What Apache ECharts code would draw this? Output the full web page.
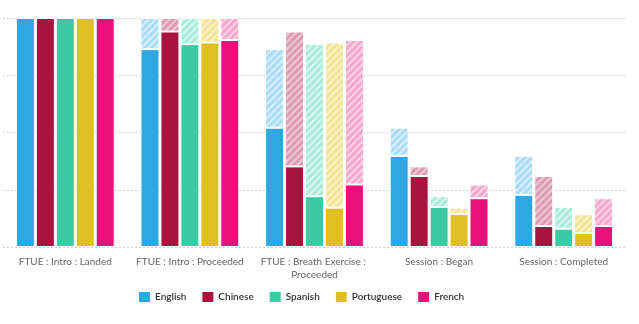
<!DOCTYPE html>
<html>
<head>
<meta charset="utf-8">
<script src="https://cdn.jsdelivr.net/npm/echarts@6/dist/echarts.min.js"></script>
<style>
  html, body { margin: 0; padding: 0; background: #fff; }
  #chart { width: 639px; height: 324px; }
</style>
</head>
<body>
<div id="chart"></div>
<script>
// Funnel steps (percent of users reaching each step, per language)
const steps = [
  'FTUE : Intro : Landed',
  'FTUE : Intro : Proceeded',
  'FTUE : Breath Exercise : Proceeded',
  'Session : Began',
  'Session : Completed'
];
const languages = ['English', 'Chinese', 'Spanish', 'Portuguese', 'French'];

const english    = [100, 86.4, 52.1, 39.8, 22.8];
const chinese    = [100, 94.1, 35.2, 31.0, 9.2];
const spanish    = [100, 88.6, 22.2, 17.5, 8.0];
const portuguese = [100, 89.3, 17.2, 14.4, 6.1];
const french     = [100, 90.4, 27.3, 21.3, 9.2];

const yTicks = [0, 25, 50, 75, 100];

const values = [english, chinese, spanish, portuguese, french];
const solidColors = ['#2ea7e2', '#a8123d', '#3dc9a3', '#e0bf21', '#e8117b'];
const hatchBase   = ['#a9dcf6', '#dc9bb0', '#a8ecd9', '#f4e496', '#f7a6cc'];
const hatchStripe = ['#d6eefb', '#ecc6d2', '#d5f6ec', '#faf1c6', '#fbd0e5'];

// Diagonal stripe fill for the drop-off segments
function stripePattern(base, stripe) {
  const s = 7;
  const c = document.createElement('canvas');
  c.width = s; c.height = s;
  const g = c.getContext('2d');
  g.fillStyle = base;
  g.fillRect(0, 0, s, s);
  g.strokeStyle = stripe;
  g.lineWidth = 2.2;
  g.beginPath();
  g.moveTo(-1, s + 1); g.lineTo(s + 1, -1);
  g.moveTo(-1, 1); g.lineTo(1, -1);
  g.moveTo(s - 1, s + 1); g.lineTo(s + 1, s - 1);
  g.stroke();
  return { image: c, repeat: 'repeat' };
}

const series = [];
languages.forEach((lang, i) => {
  const v = values[i];
  // users lost since the previous step
  const dropped = v.map((x, k) => k === 0 ? 0 : +(v[k - 1] - x).toFixed(1));
  series.push({
    name: lang,
    type: 'bar',
    stack: lang,
    barWidth: 19,
    barGap: '5%',
    data: v,
    itemStyle: { color: solidColors[i], borderColor: '#fff', borderWidth: 1 }
  });
  series.push({
    name: lang + ' drop',
    type: 'bar',
    stack: lang,
    barWidth: 19,
    barGap: '5%',
    data: dropped,
    itemStyle: { color: stripePattern(hatchBase[i], hatchStripe[i]), borderColor: '#fff', borderWidth: 1 }
  });
});

const chart = echarts.init(document.getElementById('chart'), null, { renderer: 'canvas' });
chart.setOption({
  animation: false,
  textStyle: { fontFamily: 'Lato, "Open Sans", sans-serif' },
  grid: { left: 3, right: 13, top: 18, bottom: 77, containLabel: false },
  legend: {
    data: languages.map((l, i) => ({ name: l, itemStyle: { color: solidColors[i] } })),
    left: 132,
    top: 285,
    icon: 'rect',
    itemWidth: 13,
    itemHeight: 12,
    itemGap: 14,
    textStyle: { color: '#333', fontSize: 10, fontWeight: 600, padding: [0, 0, 0, -1], fontFamily: 'Lato, "Open Sans", sans-serif' }
  },
  xAxis: {
    type: 'category',
    data: steps,
    axisLine: { show: false },
    axisTick: { show: false },
    axisLabel: {
      color: '#666',
      fontSize: 10,
      margin: 8,
      interval: 0,
      width: 122,
      overflow: 'break',
      lineHeight: 13
    }
  },
  yAxis: {
    type: 'value',
    min: yTicks[0],
    max: yTicks[yTicks.length - 1],
    interval: yTicks[1] - yTicks[0],
    axisLabel: { show: false },
    axisLine: { show: false },
    axisTick: { show: false },
    splitLine: { lineStyle: { color: '#cfcfcf', type: [2, 2], width: 1 } }
  },
  series
});
</script>
</body>
</html>
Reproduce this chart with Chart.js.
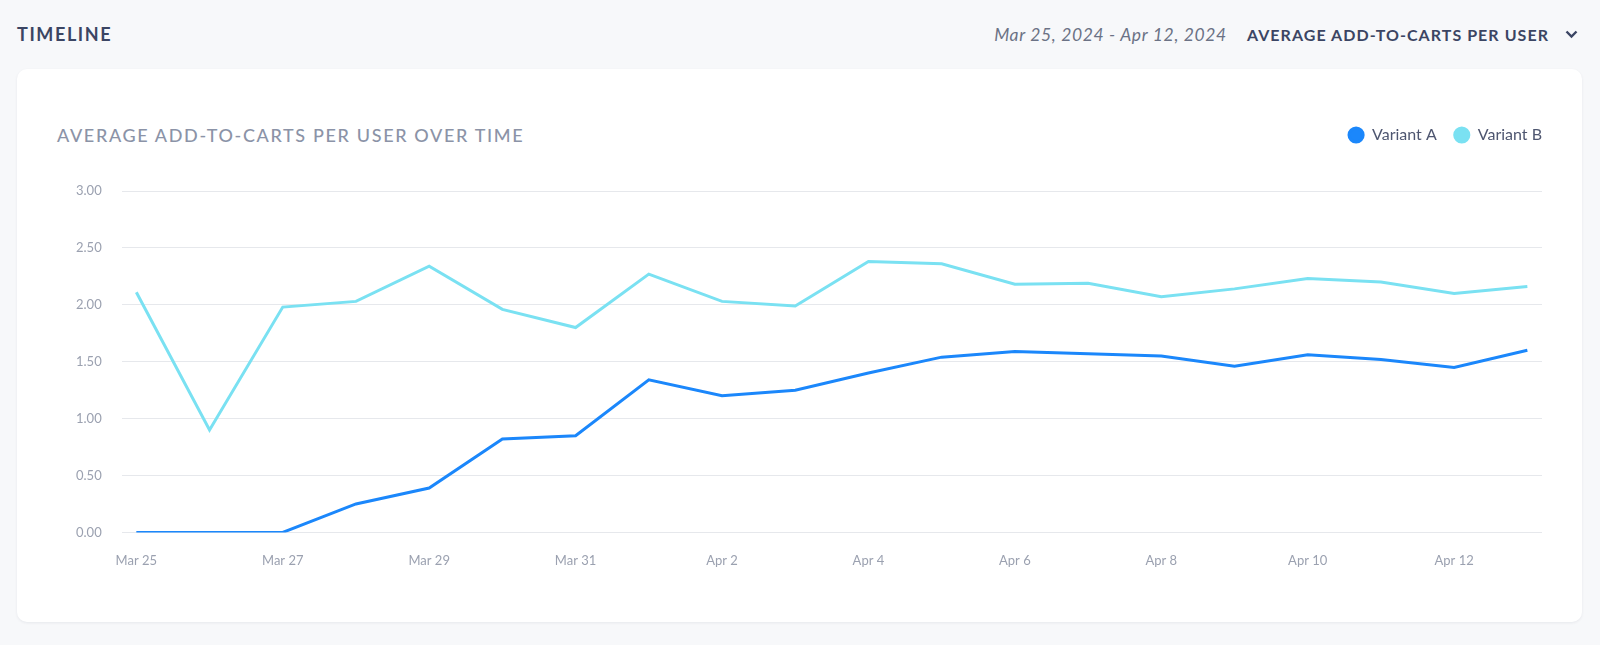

Direction: Pictures in the records above are not copied; print everything else exactly.

Task result:
What Apache ECharts code would draw this? Output the full web page.
<!DOCTYPE html>
<html>
<head>
<meta charset="utf-8">
<script src="https://cdn.jsdelivr.net/npm/echarts@6/dist/echarts.min.js"></script>
<style>
  html, body { margin: 0; padding: 0; background: #fff; }
  #chart { width: 639px; height: 324px; }
</style>
</head>
<body>
<div id="chart"></div>
<script>
// Funnel steps (percent of users reaching each step, per language)
const steps = [
  'FTUE : Intro : Landed',
  'FTUE : Intro : Proceeded',
  'FTUE : Breath Exercise : Proceeded',
  'Session : Began',
  'Session : Completed'
];
const languages = ['English', 'Chinese', 'Spanish', 'Portuguese', 'French'];

const english    = [100, 86.4, 52.1, 39.8, 22.8];
const chinese    = [100, 94.1, 35.2, 31.0, 9.2];
const spanish    = [100, 88.6, 22.2, 17.5, 8.0];
const portuguese = [100, 89.3, 17.2, 14.4, 6.1];
const french     = [100, 90.4, 27.3, 21.3, 9.2];

const yTicks = [0, 25, 50, 75, 100];

const values = [english, chinese, spanish, portuguese, french];
const solidColors = ['#2ea7e2', '#a8123d', '#3dc9a3', '#e0bf21', '#e8117b'];
const hatchBase   = ['#a9dcf6', '#dc9bb0', '#a8ecd9', '#f4e496', '#f7a6cc'];
const hatchStripe = ['#d6eefb', '#ecc6d2', '#d5f6ec', '#faf1c6', '#fbd0e5'];

// Diagonal stripe fill for the drop-off segments
function stripePattern(base, stripe) {
  const s = 7;
  const c = document.createElement('canvas');
  c.width = s; c.height = s;
  const g = c.getContext('2d');
  g.fillStyle = base;
  g.fillRect(0, 0, s, s);
  g.strokeStyle = stripe;
  g.lineWidth = 2.2;
  g.beginPath();
  g.moveTo(-1, s + 1); g.lineTo(s + 1, -1);
  g.moveTo(-1, 1); g.lineTo(1, -1);
  g.moveTo(s - 1, s + 1); g.lineTo(s + 1, s - 1);
  g.stroke();
  return { image: c, repeat: 'repeat' };
}

const series = [];
languages.forEach((lang, i) => {
  const v = values[i];
  // users lost since the previous step
  const dropped = v.map((x, k) => k === 0 ? 0 : +(v[k - 1] - x).toFixed(1));
  series.push({
    name: lang,
    type: 'bar',
    stack: lang,
    barWidth: 19,
    barGap: '5%',
    data: v,
    itemStyle: { color: solidColors[i], borderColor: '#fff', borderWidth: 1 }
  });
  series.push({
    name: lang + ' drop',
    type: 'bar',
    stack: lang,
    barWidth: 19,
    barGap: '5%',
    data: dropped,
    itemStyle: { color: stripePattern(hatchBase[i], hatchStripe[i]), borderColor: '#fff', borderWidth: 1 }
  });
});

const chart = echarts.init(document.getElementById('chart'), null, { renderer: 'canvas' });
chart.setOption({
  animation: false,
  textStyle: { fontFamily: 'Lato, "Open Sans", sans-serif' },
  grid: { left: 3, right: 13, top: 18, bottom: 77, containLabel: false },
  legend: {
    data: languages.map((l, i) => ({ name: l, itemStyle: { color: solidColors[i] } })),
    left: 132,
    top: 285,
    icon: 'rect',
    itemWidth: 13,
    itemHeight: 12,
    itemGap: 14,
    textStyle: { color: '#333', fontSize: 10, fontWeight: 600, padding: [0, 0, 0, -1], fontFamily: 'Lato, "Open Sans", sans-serif' }
  },
  xAxis: {
    type: 'category',
    data: steps,
    axisLine: { show: false },
    axisTick: { show: false },
    axisLabel: {
      color: '#666',
      fontSize: 10,
      margin: 8,
      interval: 0,
      width: 122,
      overflow: 'break',
      lineHeight: 13
    }
  },
  yAxis: {
    type: 'value',
    min: yTicks[0],
    max: yTicks[yTicks.length - 1],
    interval: yTicks[1] - yTicks[0],
    axisLabel: { show: false },
    axisLine: { show: false },
    axisTick: { show: false },
    splitLine: { lineStyle: { color: '#cfcfcf', type: [2, 2], width: 1 } }
  },
  series
});
</script>
</body>
</html>
Reproduce this chart with Chart.js.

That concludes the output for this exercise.